Re: Buffer Overflow in raptor widely unfixed in Linux distros

Related Vulnerabilities: CVE-2017-18926  
                I don’t know what you mean by “fluctuating reliability”.
I think the #1 reason a vulnerability doesn’t have a CVE assignment
is that no one has reported the vulnerability to a CVE Numbering Authority (CNA).
If that’s the “reliability” problem, it’s hard to blame CNAs for that.

There *is* a process to alert all affected parties; it’s called CVE assignment.
In the case of an unmaintained package that’s in use it’s *especially* important to
have a CVE assigned; the project itself might never release a fix or alert, so we
*need* an external system like CVEs to track those vulnerabilities.
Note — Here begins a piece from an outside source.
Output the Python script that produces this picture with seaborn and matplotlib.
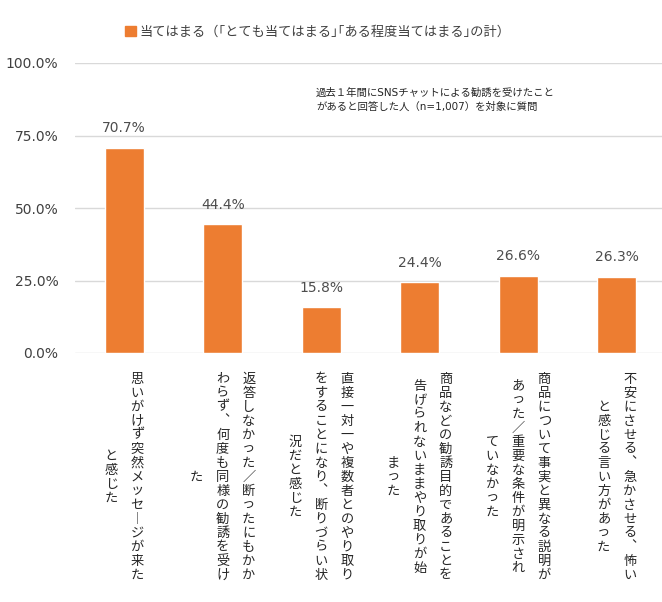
import matplotlib
matplotlib.use("Agg")
import matplotlib.pyplot as plt
from matplotlib.patches import Patch
import pandas as pd
import seaborn as sns

# values (percent)
categories = [
    "思いがけず突然メッセージが来たと感じた",
    "返答しなかった／断ったにもかかわらず、何度も同様の勧誘を受けた",
    "直接一対一や複数者とのやり取りをすることになり、断りづらい状況だと感じた",
    "商品などの勧誘目的であることを告げられないままやり取りが始まった",
    "商品について事実と異なる説明があった／重要な条件が明示されていなかった",
    "不安にさせる、急かさせる、怖いと感じる言い方があった",
]
values = [70.7, 44.4, 15.8, 24.4, 26.6, 26.3]

# vertical tick labels, columns read right to left
label_columns = [
    ["思いがけず突然メッセージが来た", "と感じた"],
    ["返答しなかった／断ったにもかか", "わらず、何度も同様の勧誘を受け", "た"],
    ["直接一対一や複数者とのやり取り", "をすることになり、断りづらい状", "況だと感じた"],
    ["商品などの勧誘目的であることを", "告げられないままやり取りが始", "まった"],
    ["商品について事実と異なる説明が", "あった／重要な条件が明示され", "ていなかった"],
    ["不安にさせる、急かさせる、怖い", "と感じる言い方があった"],
]
yticks = [0, 25, 50, 75, 100]

legend_label = "当てはまる（｢とても当てはまる｣｢ある程度当てはまる｣の計）"
note = "過去１年間にSNSチャットによる勧誘を受けたこと\nがあると回答した人（n=1,007）を対象に質問"

ORANGE = "#ED7D31"
GREY = "#404040"

sns.set_style("white")
plt.rcParams["font.family"] = ["DejaVu Sans", "Noto Sans CJK JP"]

df = pd.DataFrame({"item": categories, "pct": values})

fig = plt.figure(figsize=(6.62, 6.02), dpi=100)
ax = fig.add_axes([75 / 662, 1 - 353 / 602, 1 - 75 / 662, 290 / 602])

sns.barplot(data=df, x="item", y="pct", color=ORANGE, width=0.4,
            saturation=1, ax=ax, zorder=3)

ax.set_ylim(0, 100)
ax.set_xlim(-0.5, 5.46)
ax.set_yticks(yticks)
ax.set_yticklabels([f"{v:.1f}%" for v in yticks], fontsize=10, color=GREY)
ax.tick_params(axis="y", length=0, pad=12)
ax.set_xticks([])
ax.set_xlabel("")
ax.set_ylabel("")
ax.yaxis.grid(True, color="#D9D9D9", lw=1)
ax.set_axisbelow(True)
sns.despine(ax=ax, left=True, bottom=True)

ax.bar_label(ax.containers[0], labels=[f"{v:.1f}%" for v in values],
             padding=9, fontsize=10, color="#4D4D4D")

# vertical (tategaki) category labels
vert = str.maketrans({"ー": "︱", "、": "︑"})
trans = ax.get_xaxis_transform()
pitch = 0.264
for i, cols in enumerate(label_columns):
    n = len(cols)
    for j, col in enumerate(cols):
        x = i + ((n - 1) / 2 - j) * pitch
        ax.text(x, -0.4276, "\n".join(col.translate(vert)), transform=trans,
                ha="center", va="center", multialignment="center",
                fontsize=9.5, linespacing=1.1, color="#262626", clip_on=False)

fig.legend(handles=[Patch(color=ORANGE)], labels=[legend_label],
           loc="center", bbox_to_anchor=(318 / 662, 1 - 32 / 602),
           frameon=False, fontsize=9.5, handlelength=0.8, handleheight=0.8,
           handletextpad=0.3, labelcolor=GREY)

fig.text(316 / 662, 1 - 100 / 602, note, fontsize=7.5, ha="left", va="center",
         linespacing=1.4, color="#262626")

fig.savefig("out.png", dpi=100)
As you noted, backports are often triggered by CVE assignments.
That’s not a problem, that’s a fact that is getting ignored.
“The standard process to trigger backports (namely CVE assignment) was not used and
now I’m unhappy that backports didn’t occur” sounds almost tautological.
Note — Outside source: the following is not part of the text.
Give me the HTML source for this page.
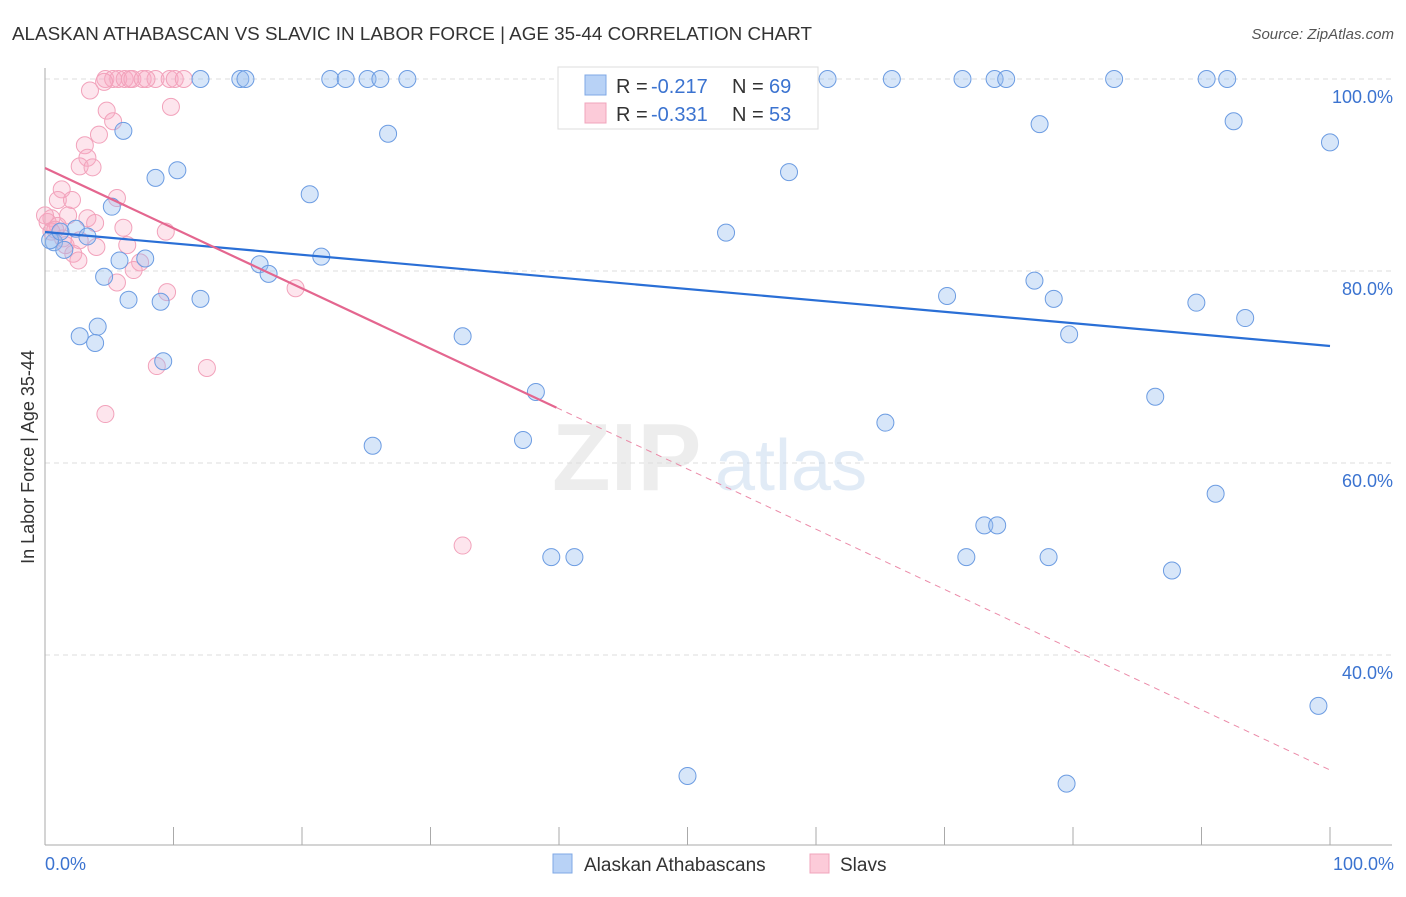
<!DOCTYPE html>
<html><head><meta charset="utf-8"><style>
body{margin:0;background:#fff;font-family:"Liberation Sans",sans-serif;}
svg text{font-family:"Liberation Sans",sans-serif;}
</style></head><body>
<svg id="chart" width="1406" height="892" xmlns="http://www.w3.org/2000/svg">
<text x="12" y="40" font-size="18.5" fill="#333" textLength="800" lengthAdjust="spacingAndGlyphs">ALASKAN ATHABASCAN VS SLAVIC IN LABOR FORCE | AGE 35-44 CORRELATION CHART</text>
<text x="1394" y="39" font-size="15" fill="#555" font-style="italic" text-anchor="end">Source: ZipAtlas.com</text>
<text transform="translate(34,457) rotate(-90)" font-size="18" fill="#333" text-anchor="middle">In Labor Force | Age 35-44</text>
<g id="grid"></g>
<g opacity="0.5">
<text x="552" y="490" font-size="96" fill="#ddd" font-family="Liberation Serif" font-weight="bold">ZIP</text>
<text x="715" y="490" font-size="72" fill="#c5d8ef">atlas</text>
</g>
<g id="pts"></g>
<g id="trend"></g>
<g>
<rect x="558" y="67" width="260" height="62" fill="#fff" stroke="#ddd"/>
<rect x="585" y="75" width="21" height="20" fill="#b8d2f6" stroke="#7fa8e6"/>
<rect x="585" y="103" width="21" height="20" fill="#fccbd9" stroke="#f0a5bc"/>
<text x="616" y="93" font-size="20" fill="#333">R =</text>
<text x="651" y="93" font-size="20" fill="#3b73d0">-0.217</text>
<text x="732" y="93" font-size="20" fill="#333">N =</text>
<text x="769" y="93" font-size="20" fill="#3b73d0">69</text>
<text x="616" y="121" font-size="20" fill="#333">R =</text>
<text x="651" y="121" font-size="20" fill="#3b73d0">-0.331</text>
<text x="732" y="121" font-size="20" fill="#333">N =</text>
<text x="769" y="121" font-size="20" fill="#3b73d0">53</text>
</g>
<g>
<rect x="553" y="854" width="19" height="19" fill="#b8d2f6" stroke="#7fa8e6"/>
<text x="584" y="871" font-size="19" fill="#333">Alaskan Athabascans</text>
<rect x="810" y="854" width="19" height="19" fill="#fccbd9" stroke="#f0a5bc"/>
<text x="840" y="871" font-size="19" fill="#333">Slavs</text>
</g>
<text x="45" y="870" font-size="18" fill="#3b73d0">0.0%</text>
<text x="1394" y="870" font-size="18" fill="#3b73d0" text-anchor="end">100.0%</text>
</svg>
<script>
const yTicks=[100,80,60,40];
const yTickLabels=["100.0%","80.0%","60.0%","40.0%"];
const xTicks=[0,10,20,30,40,50,60,70,80,90,100];
const blueX=[12.1,15.2,15.6,22.2,23.4,25.1,26.1,28.2,60.9,65.9,71.4,73.9,74.8,83.2,90.4,92.0,6.1,26.7,77.4,92.5,100,8.6,10.3,20.6,57.9,5.2,0.7,1.5,2.4,3.3,53.0,5.8,7.8,16.7,17.4,21.5,4.6,6.5,9.0,12.1,70.2,77.0,78.5,89.6,93.4,2.7,4.1,3.9,9.2,32.5,79.7,38.2,86.4,65.4,25.5,37.2,91.1,73.1,74.1,39.4,41.2,71.7,78.1,87.7,99.1,50.0,79.5,0.4,1.2];
const blueY=[100,100,100,100,100,100,100,100,100,100,100,100,100,100,100,100,94.6,94.3,95.3,95.6,93.4,89.7,90.5,88.0,90.3,86.7,83.0,82.2,84.4,83.6,84.0,81.1,81.3,80.7,79.7,81.5,79.4,77.0,76.8,77.1,77.4,79.0,77.1,76.7,75.1,73.2,74.2,72.5,70.6,73.2,73.4,67.4,66.9,64.2,61.8,62.4,56.8,53.5,53.5,50.2,50.2,50.2,50.2,48.8,34.7,27.4,26.6,83.2,84.1];
const pinkX=[4.7,5.3,5.7,6.2,6.6,6.8,7.6,8.6,9.7,10.1,10.8,7.9,3.5,4.6,9.8,4.8,5.3,4.2,3.1,3.3,2.7,3.7,1.3,1.0,2.1,5.6,0.5,1.8,3.3,3.9,0.2,1.0,9.4,6.1,0.5,1.4,2.7,4.0,6.4,2.2,2.6,7.4,6.9,5.6,9.5,19.5,8.7,12.6,4.7,32.5,0.8,1.6,0];
const pinkY=[100,100,100,100,100,100,100,100,100,100,100,100,98.8,99.7,97.1,96.7,95.6,94.2,93.1,91.8,90.9,90.8,88.5,87.4,87.4,87.6,85.5,85.8,85.5,85.0,85.1,84.7,84.1,84.5,84.1,83.4,83.2,82.5,82.7,81.8,81.1,80.9,80.1,78.8,77.8,78.2,70.1,69.9,65.1,51.4,84.3,82.7,85.8];
const blueTrend=[84.06,72.19];
const pinkTrend=[90.73,28.02];
const pinkSolidEnd=39.8;
const NS="http://www.w3.org/2000/svg";
const X=v=>45+v*12.85, Y=v=>79+(100-v)*9.6;
function mk(t,a,p){const e=document.createElementNS(NS,t);for(const k in a)e.setAttribute(k,a[k]);p.appendChild(e);return e;}
const grid=document.getElementById('grid');
yTicks.forEach((t,i)=>{
 const l=mk('line',{x1:45,x2:1392,y1:Y(t),y2:Y(t),stroke:'#ddd','stroke-dasharray':'5,4'},grid);
 
 
 const tx=mk('text',{x:1393,y:Y(t)+24,'font-size':18,fill:'#3b73d0','text-anchor':'end'},grid);
 tx.textContent=yTickLabels[i];
 
 
});
const ax=mk('line',{x1:45,x2:45,y1:68,y2:845,stroke:'#aaa'},grid);


const bx=mk('line',{x1:45,x2:1392,y1:845,y2:845,stroke:'#aaa'},grid);


xTicks.forEach(t=>{const l=mk('line',{x1:X(t),x2:X(t),y1:827,y2:845,stroke:'#aaa'},grid);
 
 });
const pts=document.getElementById('pts');
pinkX.forEach((v,i)=>{const c=mk('circle',{cx:X(v),cy:Y(pinkY[i]),r:8.5,fill:'rgba(248,170,196,0.3)',stroke:'#f2a2bb','stroke-width':1},pts);
 
 });
blueX.forEach((v,i)=>{const c=mk('circle',{cx:X(v),cy:Y(blueY[i]),r:8.5,fill:'rgba(150,190,240,0.38)',stroke:'#6c9ce2','stroke-width':1},pts);
 
 });
const tr=document.getElementById('trend');
const pAt=x=>pinkTrend[0]+(pinkTrend[1]-pinkTrend[0])*x/100;
let l1=mk('line',{x1:X(0),y1:Y(blueTrend[0]),x2:X(100),y2:Y(blueTrend[1]),stroke:'#2a6fd6','stroke-width':2.2},tr);


let l2=mk('line',{x1:X(0),y1:Y(pinkTrend[0]),x2:X(pinkSolidEnd),y2:Y(pAt(pinkSolidEnd)),stroke:'#e4668f','stroke-width':2.2},tr);


let l3=mk('line',{x1:X(pinkSolidEnd),y1:Y(pAt(pinkSolidEnd)),x2:X(100),y2:Y(pinkTrend[1]),stroke:'#eb8aa8','stroke-width':1,'stroke-dasharray':'6,5'},tr);


</script>
</body></html>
As you well know, CVEs aren’t perfect. Far from it (let me help you make that list).
CVE assignments sometimes backlog, but I think since 2017 is enough time :-).
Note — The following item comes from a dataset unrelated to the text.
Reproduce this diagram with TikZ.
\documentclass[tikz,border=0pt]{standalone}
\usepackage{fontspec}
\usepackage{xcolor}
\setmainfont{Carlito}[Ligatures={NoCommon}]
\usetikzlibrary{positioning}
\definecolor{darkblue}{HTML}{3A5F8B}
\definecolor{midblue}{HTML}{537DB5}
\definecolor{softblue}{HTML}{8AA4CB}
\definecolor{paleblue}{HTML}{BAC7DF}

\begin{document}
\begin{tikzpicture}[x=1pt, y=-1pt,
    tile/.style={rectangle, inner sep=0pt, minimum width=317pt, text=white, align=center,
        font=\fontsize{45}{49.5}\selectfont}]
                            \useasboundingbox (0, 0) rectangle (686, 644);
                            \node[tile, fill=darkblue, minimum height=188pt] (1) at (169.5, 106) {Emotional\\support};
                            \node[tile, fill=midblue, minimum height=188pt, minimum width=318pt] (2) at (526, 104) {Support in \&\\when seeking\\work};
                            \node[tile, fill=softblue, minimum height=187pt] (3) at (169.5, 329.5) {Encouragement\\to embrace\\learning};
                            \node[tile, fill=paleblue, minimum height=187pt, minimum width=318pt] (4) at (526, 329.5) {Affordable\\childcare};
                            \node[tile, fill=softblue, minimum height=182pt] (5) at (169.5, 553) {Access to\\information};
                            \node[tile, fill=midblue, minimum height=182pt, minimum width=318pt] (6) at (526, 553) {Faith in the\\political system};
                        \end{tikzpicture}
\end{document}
The CVE process does struggle with projects that update relatively rapidly
(hi Linux kernel!), but that’s not the issue in this case. But while CVEs have their
shortcomings, they would trivially have solved this if the process had been actually used.

I think that in addition, any project that patches an external dependency
(like LibreOffice) should also add to their automated test suite a test that verifies that the
fix is actually correctly applied.  Many system packaging systems have a way
to run a test suite as part of the packaging. The packagers should call test suites if they’re
present, and packagers should provide test suites. That would have prevented this kind
of problem (and many others) in a general way. The reproducer .odt file you
just posted would probably be perfect for this.